I just ran a couple DirecTV on Demand shows. Speedtest.net puts my connection 
at about 35 megabit, so plenty of room for content. I did an SD 30 minute show, 
an HD hour show and an HD movie. 

The SD started in 14 seconds and took about 6 minutes to download. It 
downloaded about 300 megs. It peaked at about 9 megabit/s. 
The HD started in about 10 seconds (forgot to count) and took maybe 7 minutes 
to download. I wasn't expecting it to be done already, so I wasn't watching for 
it. I grabbed the screen shot at 8 minutes. It downloaded 340 megs. It peaked 
at about 9 megabit/s. 
The HD movie started in 22 seconds and took 1:27 to load. It downloaded 4 gigs. 
It peaked about 9 megabits and had some gaps of no activity. 

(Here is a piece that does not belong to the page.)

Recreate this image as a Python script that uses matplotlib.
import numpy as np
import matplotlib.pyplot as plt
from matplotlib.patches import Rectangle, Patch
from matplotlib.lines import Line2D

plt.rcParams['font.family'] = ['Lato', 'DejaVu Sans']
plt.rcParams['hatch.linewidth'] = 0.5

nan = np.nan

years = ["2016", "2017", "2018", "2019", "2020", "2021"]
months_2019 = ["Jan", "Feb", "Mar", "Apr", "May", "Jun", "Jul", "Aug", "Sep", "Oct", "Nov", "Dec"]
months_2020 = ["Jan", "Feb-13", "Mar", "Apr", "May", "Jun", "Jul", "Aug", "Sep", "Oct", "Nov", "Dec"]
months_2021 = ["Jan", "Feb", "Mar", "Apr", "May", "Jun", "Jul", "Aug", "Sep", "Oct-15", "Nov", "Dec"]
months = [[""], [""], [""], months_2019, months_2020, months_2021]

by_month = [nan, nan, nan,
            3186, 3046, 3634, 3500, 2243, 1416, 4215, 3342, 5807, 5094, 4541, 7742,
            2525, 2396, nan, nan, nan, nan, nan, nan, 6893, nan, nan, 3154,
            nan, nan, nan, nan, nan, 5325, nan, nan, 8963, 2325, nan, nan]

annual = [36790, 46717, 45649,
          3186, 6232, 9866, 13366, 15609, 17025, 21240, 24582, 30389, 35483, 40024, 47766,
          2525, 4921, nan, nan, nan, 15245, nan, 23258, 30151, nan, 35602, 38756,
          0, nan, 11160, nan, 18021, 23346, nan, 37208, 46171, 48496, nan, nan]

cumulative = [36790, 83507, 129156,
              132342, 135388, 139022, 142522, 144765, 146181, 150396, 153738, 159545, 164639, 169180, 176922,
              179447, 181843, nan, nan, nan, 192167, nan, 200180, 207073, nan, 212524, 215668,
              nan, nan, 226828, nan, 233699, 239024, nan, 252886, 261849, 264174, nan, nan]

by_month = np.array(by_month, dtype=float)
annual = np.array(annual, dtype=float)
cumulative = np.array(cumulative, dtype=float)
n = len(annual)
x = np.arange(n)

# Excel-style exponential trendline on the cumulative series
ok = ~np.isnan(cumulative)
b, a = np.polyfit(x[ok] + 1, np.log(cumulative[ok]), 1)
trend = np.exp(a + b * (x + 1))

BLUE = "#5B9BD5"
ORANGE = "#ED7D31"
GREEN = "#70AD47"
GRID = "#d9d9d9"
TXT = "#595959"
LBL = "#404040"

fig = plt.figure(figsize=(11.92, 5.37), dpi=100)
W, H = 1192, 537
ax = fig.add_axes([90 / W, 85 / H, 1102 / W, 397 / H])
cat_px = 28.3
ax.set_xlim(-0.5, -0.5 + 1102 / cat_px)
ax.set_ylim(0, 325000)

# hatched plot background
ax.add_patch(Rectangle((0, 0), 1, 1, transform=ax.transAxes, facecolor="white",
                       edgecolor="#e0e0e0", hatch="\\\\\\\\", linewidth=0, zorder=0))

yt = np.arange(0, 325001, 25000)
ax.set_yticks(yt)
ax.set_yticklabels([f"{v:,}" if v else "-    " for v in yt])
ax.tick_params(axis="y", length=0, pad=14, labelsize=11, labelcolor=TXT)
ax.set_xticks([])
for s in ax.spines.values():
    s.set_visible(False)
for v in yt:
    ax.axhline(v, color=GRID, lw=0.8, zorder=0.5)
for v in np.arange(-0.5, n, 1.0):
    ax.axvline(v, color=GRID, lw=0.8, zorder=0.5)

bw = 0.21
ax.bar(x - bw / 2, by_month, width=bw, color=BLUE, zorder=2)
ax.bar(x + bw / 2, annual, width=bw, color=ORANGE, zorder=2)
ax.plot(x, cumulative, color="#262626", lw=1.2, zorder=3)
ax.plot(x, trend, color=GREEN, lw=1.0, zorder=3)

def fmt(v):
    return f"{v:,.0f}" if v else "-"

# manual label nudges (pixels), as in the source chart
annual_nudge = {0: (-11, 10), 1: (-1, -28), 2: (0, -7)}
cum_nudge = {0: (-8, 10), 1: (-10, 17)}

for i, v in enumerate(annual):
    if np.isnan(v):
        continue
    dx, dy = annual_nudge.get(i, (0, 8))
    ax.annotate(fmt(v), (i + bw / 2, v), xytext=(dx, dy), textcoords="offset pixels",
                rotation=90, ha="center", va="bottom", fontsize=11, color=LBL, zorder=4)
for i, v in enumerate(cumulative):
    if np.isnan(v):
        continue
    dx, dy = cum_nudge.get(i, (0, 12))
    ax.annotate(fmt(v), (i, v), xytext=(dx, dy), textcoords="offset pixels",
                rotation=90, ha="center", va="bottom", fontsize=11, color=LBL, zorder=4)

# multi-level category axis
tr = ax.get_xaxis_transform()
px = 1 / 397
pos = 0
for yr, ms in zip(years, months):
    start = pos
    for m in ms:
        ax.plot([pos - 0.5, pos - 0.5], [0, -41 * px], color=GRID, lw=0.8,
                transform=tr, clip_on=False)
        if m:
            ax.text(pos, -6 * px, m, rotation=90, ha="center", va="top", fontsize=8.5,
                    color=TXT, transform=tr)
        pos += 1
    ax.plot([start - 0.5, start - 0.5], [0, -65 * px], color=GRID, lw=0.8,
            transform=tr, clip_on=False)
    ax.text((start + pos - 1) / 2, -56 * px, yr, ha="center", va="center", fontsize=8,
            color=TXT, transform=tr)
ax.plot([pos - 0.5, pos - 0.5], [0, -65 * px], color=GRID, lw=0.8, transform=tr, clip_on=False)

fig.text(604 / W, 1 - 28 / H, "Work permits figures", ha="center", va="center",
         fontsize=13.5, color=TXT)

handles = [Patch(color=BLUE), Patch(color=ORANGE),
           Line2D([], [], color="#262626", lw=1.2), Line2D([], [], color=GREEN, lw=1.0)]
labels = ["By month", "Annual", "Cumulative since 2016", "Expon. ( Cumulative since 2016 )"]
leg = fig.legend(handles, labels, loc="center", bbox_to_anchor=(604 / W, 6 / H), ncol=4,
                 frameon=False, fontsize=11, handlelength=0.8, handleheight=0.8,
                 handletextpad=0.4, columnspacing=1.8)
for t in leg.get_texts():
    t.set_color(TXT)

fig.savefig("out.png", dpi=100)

Now given the gaps in the HD movie... maybe I didn't actually get the entire TV 
shows above? The movie is definitely a better quality than the TV show. 


I'll do some more tests later today\tomorrow\this week. I'll do a 1080P movie 
test (if I can find a free one), redo the TV show tests now knowing that it 
will have long periods of inactivity and then do them all over as straight 
downloads as opposed to playing it right away. 




----- 
Mike Hammett 
Intelligent Computing Solutions 
http://www.ics-il.com 

----- Original Message -----

From: "Ken Hohhof" <[email protected]> 
To: [email protected] 
Sent: Wednesday, March 18, 2015 11:50:46 PM 
Subject: [AFMUG] Direct TV on demand bandwidth 

Maybe everyone already knows this, but here's a graph from an experiment 
today with a customer watching an on-demand movie on Direct TV. 

Customer said he had no problems with Netflix, Hulu, etc. but could not 
watch Direct TV on-demand stuff on his 3 Mbps connection. Turns out it 
buffers up about 10 minutes of viewing time, then uses a constant 5 Mbps. 
Evidently there are not various bitrate streams, just 5 Mbps. I can see why 
the customer was having problems on their 3 Mbps plan. 

Another aspect of the behavior was annoying him. He reported that usually 
the movie would start playing immediately, play for about 10 minutes, and 
then stop with a message about his Internet being too slow. But in today's 
test, nothing happened for several minutes, until the display said it had 
downloaded about 10 minutes worth, then it started playing. We concluded 
the first behavior happens when the start of the movie has been preloaded to 
their DVR, probably because it's a popular movie. The second behavior, like 
today's test, happens when it first has to fill the buffer.